Greet Every Living Thing with a Smile

advice for all of us

The top grossing Dutch Bros. in America is 3 miles from my house. At any given time each of the two lines leading into the small coffee shop will be ten cars deep. On the weekend, there can be as many as 15-20 cars in each line. I've waited in upwards of 45 minutes in line - not something I'm proud of but, it is what it is.

I had an opportunity to talk with a Dutch Bros. employee and pick his brain about the company. Successful businesses fascinate me, especially those that can dominate in a hyper-competitive and oversaturated market like the consumer coffee market. He was one of over ~350 applicants that applied for a total of seven job openings. Apparently, this is common. He went through the interview process ultimately garnering one of the coveted seven positions.

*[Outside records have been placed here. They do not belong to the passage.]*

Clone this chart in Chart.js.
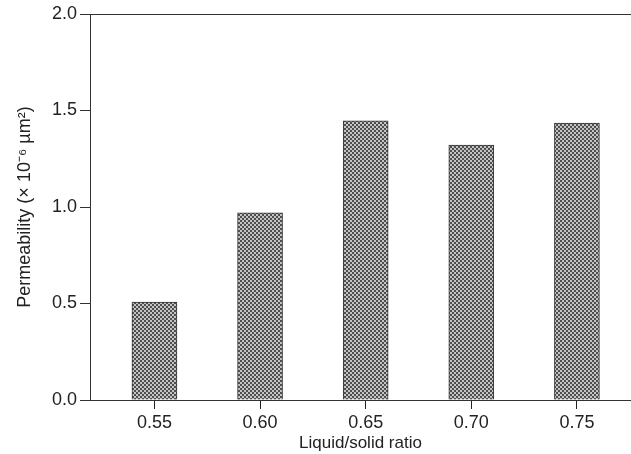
<!DOCTYPE html>
<html>
<head>
<meta charset="utf-8">
<script src="https://cdn.jsdelivr.net/npm/chart.js@4/dist/chart.umd.min.js"></script>
<style>
  html, body { margin: 0; padding: 0; background: #fff; }
  #wrap { width: 631px; height: 454px; }
</style>
</head>
<body>
<div id="wrap"><canvas id="myChart"></canvas></div>
<script>
var ratios = [0.55, 0.60, 0.65, 0.70, 0.75];
var permeability = [0.508, 0.970, 1.446, 1.321, 1.435];
var yTicks = [0.0, 0.5, 1.0, 1.5, 2.0];

// checkered fill like the printed hatch
var pc = document.createElement('canvas');
pc.width = 4; pc.height = 4;
var pctx = pc.getContext('2d');
pctx.fillStyle = '#c4c4c4';
pctx.fillRect(0, 0, 4, 4);
pctx.fillStyle = '#4e4e4e';
pctx.fillRect(0, 0, 2, 2);
pctx.fillRect(2, 2, 2, 2);
var ctx = document.getElementById('myChart');
var pattern = ctx.getContext('2d').createPattern(pc, 'repeat');

var points = ratios.map(function (r, i) { return { x: r, y: permeability[i] }; });

var tickFont = { family: 'Liberation Sans, Arial, sans-serif', size: 18 };
var titleFont = { family: 'Liberation Sans, Arial, sans-serif', size: 17 };

new Chart(ctx, {
  type: 'bar',
  data: {
    datasets: [{
      label: 'Permeability',
      data: points,
      backgroundColor: pattern,
      borderColor: '#333',
      borderWidth: 1,
      barThickness: 45
    }]
  },
  options: {
    responsive: true,
    maintainAspectRatio: false,
    animation: false,
    layout: { padding: { top: 14, right: 0, left: 0, bottom: 0 } },
    plugins: { legend: { display: false }, tooltip: { enabled: false } },
    scales: {
      x: {
        type: 'linear',
        offset: false,
        min: 0.5195,
        max: 0.7756,
        afterBuildTicks: function (axis) {
          axis.ticks = ratios.map(function (v) { return { value: v }; });
        },
        afterFit: function (axis) { axis.height = 54; },
        ticks: {
          color: '#222',
          font: tickFont,
          padding: 3,
          maxRotation: 0,
          callback: function (v) { return Number(v).toFixed(2); }
        },
        grid: { display: true, offset: false, drawOnChartArea: false, tickLength: 9, color: '#222', tickColor: '#222' },
        border: { display: true, color: '#333', width: 1 },
        title: { display: true, text: 'Liquid/solid ratio', color: '#222', font: titleFont, padding: { top: 0, bottom: 0 } }
      },
      x2: {
        type: 'linear',
        position: 'top',
        offset: false,
        min: 0.5195,
        max: 0.7756,
        afterFit: function (axis) { axis.height = 0; },
        ticks: { display: false },
        grid: { display: false },
        border: { display: true, color: '#333', width: 1 }
      },
      y: {
        min: 0,
        max: 2,
        afterBuildTicks: function (axis) {
          axis.ticks = yTicks.map(function (v) { return { value: v }; });
        },
        afterFit: function (axis) { axis.width = 90; },
        ticks: {
          color: '#222',
          font: tickFont,
          padding: 3,
          callback: function (v) { return Number(v).toFixed(1); }
        },
        grid: { display: true, drawOnChartArea: false, tickLength: 10, color: '#333', tickColor: '#333' },
        border: { display: true, color: '#333', width: 1 },
        title: { display: true, text: 'Permeability (× 10⁻⁶ µm²)', color: '#222', font: { family: 'Liberation Sans, Arial, sans-serif', size: 18 }, padding: { top: 14, bottom: 0 } }
      }
    }
  }
});
</script>
</body>
</html>
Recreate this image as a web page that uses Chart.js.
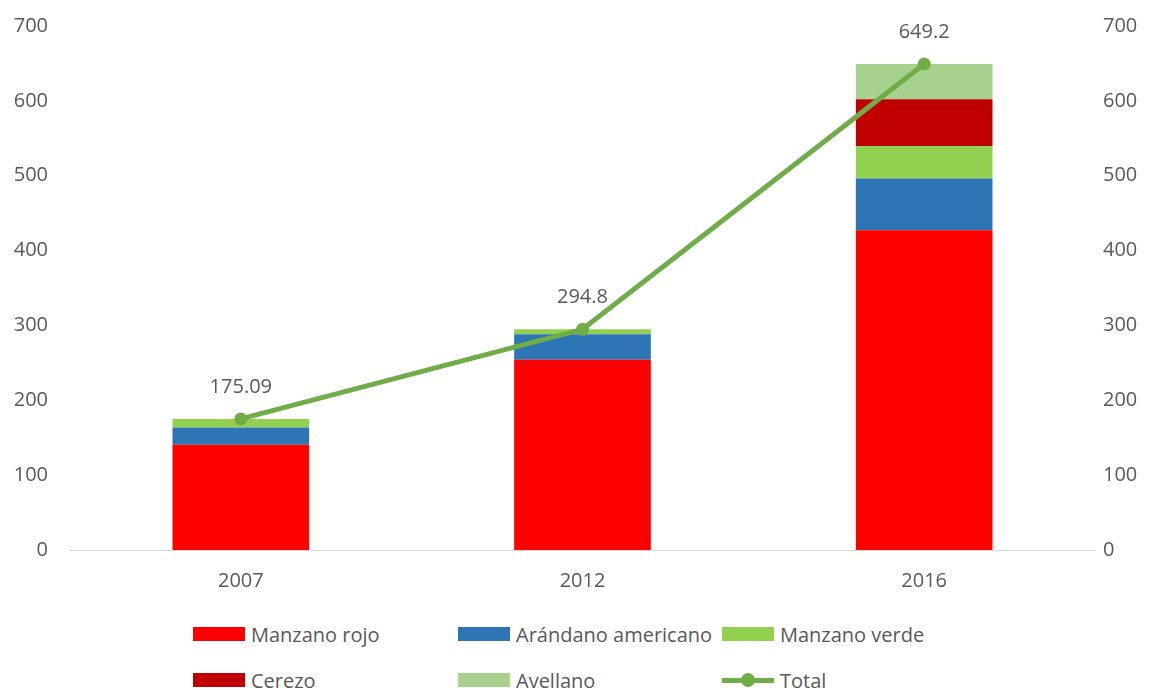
<!DOCTYPE html>
<html>
<head>
<meta charset="utf-8">
<script src="https://cdn.jsdelivr.net/npm/chart.js@4.4.1/dist/chart.umd.min.js"></script>
<style>
  html, body { margin: 0; padding: 0; background: #fff; }
  #wrap { position: relative; width: 1160px; height: 690px; }
  #chart-box { position: absolute; left: 0; top: 0; width: 1160px; height: 600px; }
  #legend {
    position: absolute; left: 193px; top: 618px;
    display: grid; grid-template-columns: 265px 264px 260px; row-gap: 14px;
    font-family: 'Open Sans', sans-serif; font-size: 20px; color: #595959;
  }
  .lg-item { display: flex; align-items: center; height: 32px; white-space: nowrap; }
  .lg-box { width: 52px; height: 14px; margin-right: 6px; }
  .lg-line { position: relative; width: 52px; height: 14px; margin-right: 6px; }
  .lg-line::before { content: ''; position: absolute; left: 0; right: 0; top: 5px; height: 5px; background: var(--c); }
  .lg-line span { position: absolute; left: 19px; top: 0; width: 14px; height: 14px; border-radius: 50%; }
</style>
</head>
<body>
<div id="wrap">
  <div id="chart-box"><canvas id="chart"></canvas></div>
  <div id="legend"></div>
</div>
<script>
'use strict';

// ── Data ──
const YEARS         = ['2007', '2012', '2016'];
const MANZANO_ROJO  = [140.5, 254.1, 427.3];
const ARANDANO      = [23.2, 34.0, 68.9];
const MANZANO_VERDE = [11.4, 6.7, 43.4];
const CEREZO        = [0, 0, 62.7];
const AVELLANO      = [0, 0, 46.9];
const TOTAL         = [175.09, 294.8, 649.2];
const TICKS         = [0, 100, 200, 300, 400, 500, 600, 700];

const FONT = "'Open Sans', sans-serif";
const GREY = '#595959';
const LINE_GREEN = '#70AD47';

const bar = (label, data, color) => ({
  type: 'bar', label, data, backgroundColor: color, borderWidth: 0,
  yAxisID: 'y', stack: 'crops', order: 1,
  categoryPercentage: 1, barPercentage: 0.4,
});

// ── Labels above the Total line points ──
const pointLabels = {
  id: 'pointLabels',
  afterDatasetsDraw(chart) {
    const ctx = chart.ctx;
    const idx = chart.data.datasets.findIndex(d => d.type === 'line');
    const meta = chart.getDatasetMeta(idx);
    ctx.save();
    ctx.font = '20px ' + FONT;
    ctx.fillStyle = GREY;
    ctx.textAlign = 'center';
    ctx.textBaseline = 'middle';
    meta.data.forEach((pt, i) => {
      ctx.fillText(String(TOTAL[i]), pt.x, pt.y - 32);
    });
    ctx.restore();
  }
};

const chart = new Chart(document.getElementById('chart'), {
  data: {
    labels: YEARS,
    datasets: [
      bar('Manzano rojo', MANZANO_ROJO, '#FF0000'),
      bar('Arándano americano', ARANDANO, '#2E75B6'),
      bar('Manzano verde', MANZANO_VERDE, '#92D050'),
      bar('Cerezo', CEREZO, '#C00000'),
      bar('Avellano', AVELLANO, '#A9D18E'),
      {
        type: 'line', label: 'Total', data: TOTAL, yAxisID: 'y2', order: 0,
        borderColor: LINE_GREEN, backgroundColor: LINE_GREEN, borderWidth: 5,
        pointRadius: 6.5, pointHoverRadius: 6.5, pointBackgroundColor: LINE_GREEN,
        pointBorderWidth: 0, tension: 0,
      },
    ],
  },
  options: {
    animation: false,
    responsive: true,
    maintainAspectRatio: false,
    layout: { padding: { top: 2, left: 0, right: 0, bottom: 0 } },
    plugins: { legend: { display: false }, tooltip: { enabled: false } },
    scales: {
      x: {
        stacked: true,
        grid: { display: false },
        border: { display: true, color: '#D9D9D9', width: 1 },
        ticks: { color: GREY, font: { family: FONT, size: 20 }, padding: 11 },
        afterFit(s) { s.height = 50; },
      },
      y: {
        stacked: true, position: 'left', min: 0, max: 700,
        afterBuildTicks(s) { s.ticks = TICKS.map(v => ({ value: v })); },
        grid: { display: false },
        border: { display: false },
        ticks: { color: GREY, font: { family: FONT, size: 20 }, padding: 14 },
        afterFit(s) { s.width = 70; },
      },
      y2: {
        position: 'right', min: 0, max: 700,
        afterBuildTicks(s) { s.ticks = TICKS.map(v => ({ value: v })); },
        grid: { display: false },
        border: { display: false },
        ticks: { color: GREY, font: { family: FONT, size: 20 }, padding: 0 },
        afterFit(s) { s.width = 65; },
      },
    },
  },
  plugins: [pointLabels],
});

// ── HTML legend in a 3-column grid, built from chart datasets ──
const legendEl = document.getElementById('legend');
chart.data.datasets.forEach(ds => {
  const item = document.createElement('div');
  item.className = 'lg-item';
  if (ds.type === 'line') {
    item.innerHTML = `<div class="lg-line" style="--c:${ds.borderColor}"><span style="background:${ds.borderColor}"></span></div>`;
  } else {
    item.innerHTML = `<div class="lg-box" style="background:${ds.backgroundColor}"></div>`;
  }
  const txt = document.createElement('span');
  txt.textContent = ds.label;
  item.appendChild(txt);
  legendEl.appendChild(item);
});
</script>
</body>
</html>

I asked what ultimately got him the job. He said he asked his hiring manager the same thing and this is what he was told. "We look for a genuine love of humanity in every person we hire. A natural response to greeting every living thing with a smile."

No matter your profession, your market, your industry, or your rank; take a page from Dutch Bros.' playbook. Your demeanor, both personally and professionally, is the brand, and ultimately,  it's the customer experience. 

Here's the "guiding creed," straight from the Dutch Bros. website:

  • To be so strong that nothing can disturb your peace of mind.
  • To talk health, happiness, and prosperity to every person you meet.
  • To make all your friends feel there is something in them.
  • To look at the sunny side of everything and make your optimism come true.
  • To think only the best, to work only for the best and expect only the best.
  • To be just as enthusiastic about the success of others as you are about your own.
  • To forget the mistakes of the past and press on to the greater achievements of the future.
  • To wear a cheerful countenance at all times and give every living creature you meet a smile.
  • To give so much time to the improvement of yourself that you have no time to criticize others.
  • To be too large for worry, too noble for anger, too strong for fear, and too happy to permit the presence of trouble.